Millions celebrate July 4, or Independence Day, in the United States of America. Even more have given their lives for the freedom Americans enjoy. From the initial War of Independence through the many other wars and military actions that have followed, Americans have fought to maintain their freedom and the freedom of others in various countries.
True freedom, however, can be enjoyed even if we’re behind bars or the subjects of cruel rulers. Christ made this type of freedom possible when He died on the cross and paid for the sins of the world. Bars may hinder many from doing what they want—as they did Jason—but our spirits are free in Christ. Oppressors may forbid us from worshiping Christ publicly, but they can never imprison our souls. The state of our souls is eternally secure.
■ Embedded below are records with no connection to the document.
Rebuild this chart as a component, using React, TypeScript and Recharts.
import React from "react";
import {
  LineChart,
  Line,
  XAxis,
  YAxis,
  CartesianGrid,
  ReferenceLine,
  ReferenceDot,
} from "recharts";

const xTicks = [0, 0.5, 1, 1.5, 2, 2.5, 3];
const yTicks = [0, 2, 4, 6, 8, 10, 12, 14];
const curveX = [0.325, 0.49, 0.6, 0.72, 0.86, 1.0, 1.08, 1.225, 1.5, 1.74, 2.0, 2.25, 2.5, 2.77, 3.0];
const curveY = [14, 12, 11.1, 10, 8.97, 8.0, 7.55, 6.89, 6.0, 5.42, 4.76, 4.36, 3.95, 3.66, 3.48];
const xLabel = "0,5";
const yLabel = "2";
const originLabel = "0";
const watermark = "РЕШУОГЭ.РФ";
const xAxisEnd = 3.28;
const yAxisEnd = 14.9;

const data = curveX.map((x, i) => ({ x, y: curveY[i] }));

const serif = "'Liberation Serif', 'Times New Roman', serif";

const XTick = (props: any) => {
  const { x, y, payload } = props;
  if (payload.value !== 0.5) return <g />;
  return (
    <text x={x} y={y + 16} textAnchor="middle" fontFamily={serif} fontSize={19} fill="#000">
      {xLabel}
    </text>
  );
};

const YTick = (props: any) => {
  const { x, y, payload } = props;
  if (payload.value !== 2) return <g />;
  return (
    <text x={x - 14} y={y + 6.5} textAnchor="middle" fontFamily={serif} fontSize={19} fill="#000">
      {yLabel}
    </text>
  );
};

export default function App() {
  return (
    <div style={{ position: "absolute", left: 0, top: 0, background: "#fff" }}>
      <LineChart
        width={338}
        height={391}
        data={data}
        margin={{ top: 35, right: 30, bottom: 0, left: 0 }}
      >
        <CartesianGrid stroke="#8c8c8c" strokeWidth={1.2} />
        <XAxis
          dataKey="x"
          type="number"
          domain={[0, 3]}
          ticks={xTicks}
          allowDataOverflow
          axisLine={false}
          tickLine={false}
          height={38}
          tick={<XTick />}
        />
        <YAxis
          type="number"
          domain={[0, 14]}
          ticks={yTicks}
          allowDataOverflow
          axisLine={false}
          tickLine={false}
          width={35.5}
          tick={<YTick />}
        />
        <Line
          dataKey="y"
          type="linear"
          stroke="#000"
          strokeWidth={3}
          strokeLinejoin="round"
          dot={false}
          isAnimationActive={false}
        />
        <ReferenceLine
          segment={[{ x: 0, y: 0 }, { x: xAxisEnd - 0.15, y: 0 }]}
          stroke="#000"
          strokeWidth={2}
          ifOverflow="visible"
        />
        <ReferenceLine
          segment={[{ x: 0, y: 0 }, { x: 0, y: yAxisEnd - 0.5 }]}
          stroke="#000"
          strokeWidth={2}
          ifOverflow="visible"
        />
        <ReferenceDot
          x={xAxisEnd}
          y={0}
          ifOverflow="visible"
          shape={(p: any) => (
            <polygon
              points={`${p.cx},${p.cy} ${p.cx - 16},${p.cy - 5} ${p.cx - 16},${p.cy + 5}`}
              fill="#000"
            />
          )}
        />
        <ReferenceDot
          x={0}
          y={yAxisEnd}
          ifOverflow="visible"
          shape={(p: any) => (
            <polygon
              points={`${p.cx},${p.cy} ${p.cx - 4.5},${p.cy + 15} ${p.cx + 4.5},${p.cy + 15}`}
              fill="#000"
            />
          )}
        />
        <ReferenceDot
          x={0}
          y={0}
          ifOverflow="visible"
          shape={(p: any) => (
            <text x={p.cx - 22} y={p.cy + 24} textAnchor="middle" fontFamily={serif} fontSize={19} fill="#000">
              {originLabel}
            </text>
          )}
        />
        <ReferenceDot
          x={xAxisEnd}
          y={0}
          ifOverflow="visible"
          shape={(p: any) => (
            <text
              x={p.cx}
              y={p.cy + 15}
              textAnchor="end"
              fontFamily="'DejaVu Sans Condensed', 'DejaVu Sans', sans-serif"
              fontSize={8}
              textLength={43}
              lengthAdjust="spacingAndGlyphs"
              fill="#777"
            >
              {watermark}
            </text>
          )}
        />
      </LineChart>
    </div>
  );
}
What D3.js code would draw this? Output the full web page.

Those set free by Christ are free forever. Jason and many others have discovered this while in prison. Christians living under oppressive governments have as well.
When we ask, Christ forgives our sins and casts them as far as the East is from the West. He no longer requires we pay for them. We are free.
Standing on the steps of the Lincoln Memorial in Washington, DC, on August 28, 1963, Martin Luther King, Jr., Civil Rights leaders, ended his “I Have a Dream” speech with the following words: “Free at last! Free at last! Thank God Almighty, we are free at last.”
Although he did not live to see all the freedoms he desired realized, he had experienced the greatest freedom any of us experience: freedom in Christ.
Jesus said, “So if the Son sets you free, you will be free indeed” (John 8:36 NIV).
Don’t live in slavery anymore. Let the Son set you free. And if you live in a free country, take a minute to thank God.